┌──

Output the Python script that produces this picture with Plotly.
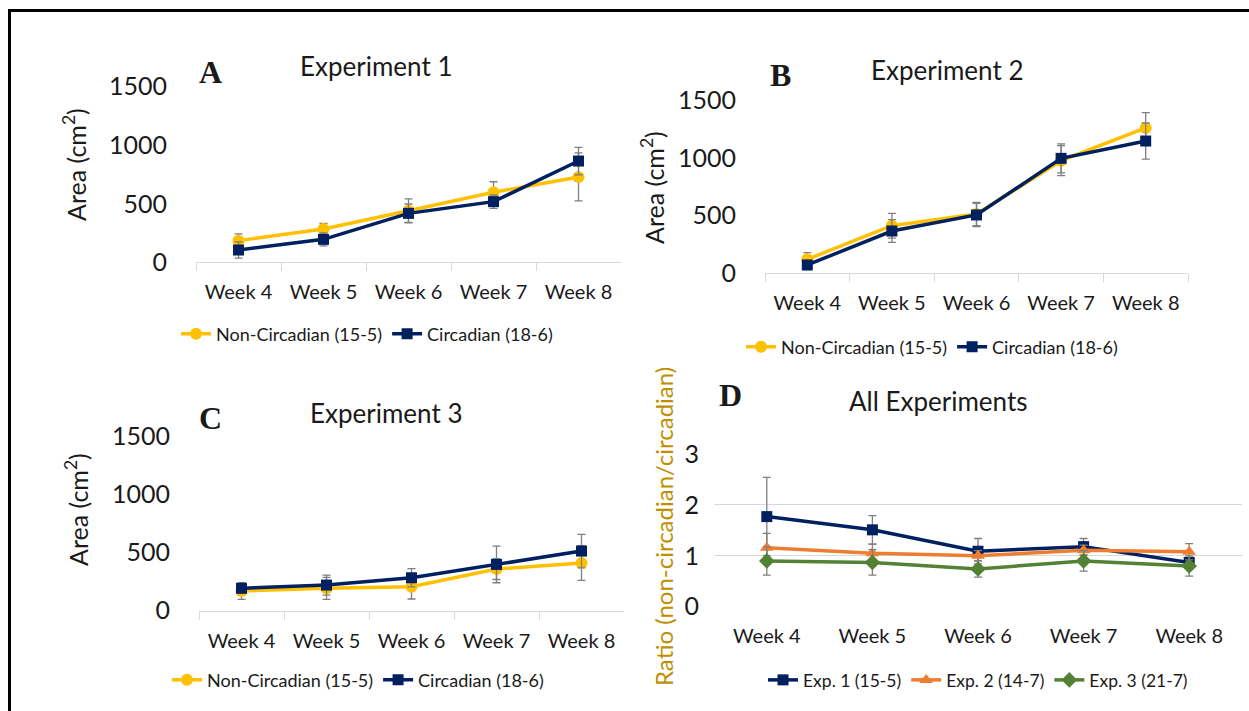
import plotly.graph_objects as go

W, H = 1249, 711

weeks = ["Week 4", "Week 5", "Week 6", "Week 7", "Week 8"]

exp1_nc = [185, 285, 441, 598, 729]
exp1_nc_err = [57, 48, 100, 90, 205]
exp1_c = [105, 196, 418, 518, 865]
exp1_c_err = [70, 56, 80, 57, 117]

exp2_nc = [121, 412, 513, 975, 1258]
exp2_nc_err = [58, 107, 100, 130, 132]
exp2_c = [72, 366, 505, 995, 1145]
exp2_c_err = [40, 98, 100, 125, 156]

exp3_nc = [170, 193, 207, 359, 411]
exp3_nc_err = [72, 95, 106, 90, 150]
exp3_c = [193, 221, 284, 399, 514]
exp3_c_err = [40, 86, 78, 158, 144]

ratio1 = [1.77, 1.51, 1.09, 1.18, 0.87]
ratio1_err = [0.77, 0.28, 0.25, 0.16, 0.10]
ratio2 = [1.16, 1.05, 1.00, 1.11, 1.08]
ratio2_err = [0.28, 0.18, 0.10, 0.10, 0.16]
ratio3 = [0.90, 0.87, 0.74, 0.90, 0.80]
ratio3_err = [0.28, 0.25, 0.16, 0.20, 0.20]

nc_name = "Non-Circadian (15-5)"
c_name = "Circadian (18-6)"
d_names = ["Exp. 1 (15-5)", "Exp. 2 (14-7)", "Exp. 3 (21-7)"]

YELLOW = "#FFC000"
NAVY = "#002060"
ORANGE = "#ED7D31"
GREEN = "#548235"
ERR = "#7F7F7F"
FONT = "Lato, Open Sans, sans-serif"
TXT = "#1a1a1a"


def px(x):
    return x / W


def py(y):
    return 1 - y / H


fig = go.Figure()


def add(xa, ya, y, err, name, color, symbol, size, legend):
    fig.add_trace(go.Scatter(
        x=weeks, y=y, name=name, mode="lines+markers",
        xaxis=xa, yaxis=ya, legend=legend,
        line=dict(color=color, width=3.5),
        marker=dict(color=color, symbol=symbol, size=size),
        error_y=dict(type="data", array=err, visible=True,
                     color=ERR, thickness=1.3, width=4),
        cliponaxis=False,
    ))


add("x", "y", exp1_nc, exp1_nc_err, nc_name, YELLOW, "circle", 12, "legend")
add("x", "y", exp1_c, exp1_c_err, c_name, NAVY, "square", 11, "legend")
add("x2", "y2", exp2_nc, exp2_nc_err, nc_name, YELLOW, "circle", 12, "legend2")
add("x2", "y2", exp2_c, exp2_c_err, c_name, NAVY, "square", 11, "legend2")
add("x3", "y3", exp3_nc, exp3_nc_err, nc_name, YELLOW, "circle", 12, "legend3")
add("x3", "y3", exp3_c, exp3_c_err, c_name, NAVY, "square", 11, "legend3")
add("x4", "y4", ratio1, ratio1_err, d_names[0], NAVY, "square", 11, "legend4")
add("x4", "y4", ratio2, ratio2_err, d_names[1], ORANGE, "triangle-up", 12, "legend4")
add("x4", "y4", ratio3, ratio3_err, d_names[2], GREEN, "diamond", 12, "legend4")

panels = {
    # name: (x0, x1, y_zero_px, y_top_px, ymax)
    "1": (196, 621, 262.3, 86.7, 1500),
    "2": (765, 1188, 273.3, 100, 1500),
    "3": (199, 624, 610.7, 436.7, 1500),
    "4": (714, 1242, 606.7, 454, 3),
}

layout = dict(
    width=W, height=H,
    margin=dict(l=0, r=0, t=0, b=0, pad=0, autoexpand=False),
    paper_bgcolor="white", plot_bgcolor="rgba(0,0,0,0)",
    font=dict(family=FONT, color=TXT),
)

for k, (x0, x1, y0, y1, ymax) in panels.items():
    xn = "xaxis" if k == "1" else "xaxis" + k
    yn = "yaxis" if k == "1" else "yaxis" + k
    anchor_y = "y" if k == "1" else "y" + k
    anchor_x = "x" if k == "1" else "x" + k
    if k != "4":
        layout[xn] = dict(
            domain=[px(x0), px(x1)], anchor=anchor_y, type="category",
            range=[-0.5, len(weeks) - 0.5],
            showline=True, linecolor="#D9D9D9", linewidth=1,
            ticks="outside", tickson="boundaries", ticklen=8,
            tickcolor="#D9D9D9", tickwidth=1,
            tickfont=dict(size=20, color=TXT), ticklabelstandoff=12,
            showgrid=False, zeroline=False, fixedrange=True, automargin=False,
        )
        layout[yn] = dict(
            domain=[py(y0), py(y1)], anchor=anchor_x, range=[0, ymax],
            tickvals=[0, 500, 1000, 1500], showgrid=False, zeroline=False,
            showline=False, tickfont=dict(size=25, color=TXT),
            ticklabelstandoff=28, fixedrange=True, automargin=False,
        )
    else:
        layout[xn] = dict(
            domain=[px(x0), px(x1)], anchor=anchor_y, type="category",
            range=[-0.5, len(weeks) - 0.5],
            showline=False, ticks="", showgrid=False, zeroline=False,
            tickfont=dict(size=20, color=TXT), ticklabelstandoff=15,
            fixedrange=True, automargin=False,
        )
        layout[yn] = dict(
            domain=[py(y0), py(y1)], anchor=anchor_x, range=[0, ymax],
            tickvals=[0, 1, 2, 3], showgrid=True, gridcolor="#D9D9D9",
            gridwidth=1, zeroline=False, showline=False,
            tickfont=dict(size=25, color=TXT), ticklabelstandoff=14,
            fixedrange=True, automargin=False,
        )

leg_common = dict(orientation="h", xanchor="left", yanchor="middle",
                  font=dict(size=18, color=TXT), itemwidth=30,
                  bgcolor="rgba(0,0,0,0)", tracegroupgap=0)
layout["legend"] = dict(x=px(176), y=py(334), **leg_common)
layout["legend2"] = dict(x=px(741), y=py(347), **leg_common)
layout["legend3"] = dict(x=px(167), y=py(680), **leg_common)
layout["legend4"] = dict(x=px(763), y=py(680), **dict(leg_common, font=dict(size=17.5, color=TXT)))

fig.update_layout(**layout)

ann = []


def text(x, y, s, size, font=FONT, color=TXT, angle=0):
    ann.append(dict(x=px(x), y=py(y), xref="paper", yref="paper", text=s,
                    showarrow=False, xanchor="center", yanchor="middle",
                    font=dict(size=size, family=font, color=color),
                    textangle=angle))


SERIF = "Liberation Serif, Times New Roman, serif"
text(210, 72, "<b>A</b>", 32, SERIF)
text(780, 75, "<b>B</b>", 32, SERIF)
text(210, 418, "<b>C</b>", 32, SERIF)
text(730, 395, "<b>D</b>", 32, SERIF)
text(376, 66, "Experiment 1", 26)
text(947, 70, "Experiment 2", 26)
text(386, 413, "Experiment 3", 26)
text(938, 401, "All Experiments", 26)
text(74, 165, "Area (cm<sup>2</sup>)", 25, angle=-90)
text(652, 188, "Area (cm<sup>2</sup>)", 25, angle=-90)
text(76, 510, "Area (cm<sup>2</sup>)", 25, angle=-90)
text(663, 527, "Ratio (non-circadian/circadian)", 24, color="#BF8F00", angle=-90)

fig.update_layout(annotations=ann)

# frame around the figure
fig.add_shape(type="line", xref="paper", yref="paper",
              x0=px(8), x1=1, y0=py(10.5), y1=py(10.5),
              line=dict(color="black", width=3))
fig.add_shape(type="line", xref="paper", yref="paper",
              x0=px(9.5), x1=px(9.5), y0=py(9), y1=0,
              line=dict(color="black", width=3))

fig.write_html(
    "out.html",
    post_script="document.body.style.margin='0';document.body.style.padding='0';document.body.style.overflow='hidden';",
)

└──

EXERCISE> Restate only the lines running from the start of the material above through the line containing "exp1_c_err = [70, 56, 80, 57, 117]", ends included. No pictures.

IN RESPONSE>
Output the Python script that produces this picture with Plotly.
import plotly.graph_objects as go

W, H = 1249, 711

weeks = ["Week 4", "Week 5", "Week 6", "Week 7", "Week 8"]

exp1_nc = [185, 285, 441, 598, 729]
exp1_nc_err = [57, 48, 100, 90, 205]
exp1_c = [105, 196, 418, 518, 865]
exp1_c_err = [70, 56, 80, 57, 117]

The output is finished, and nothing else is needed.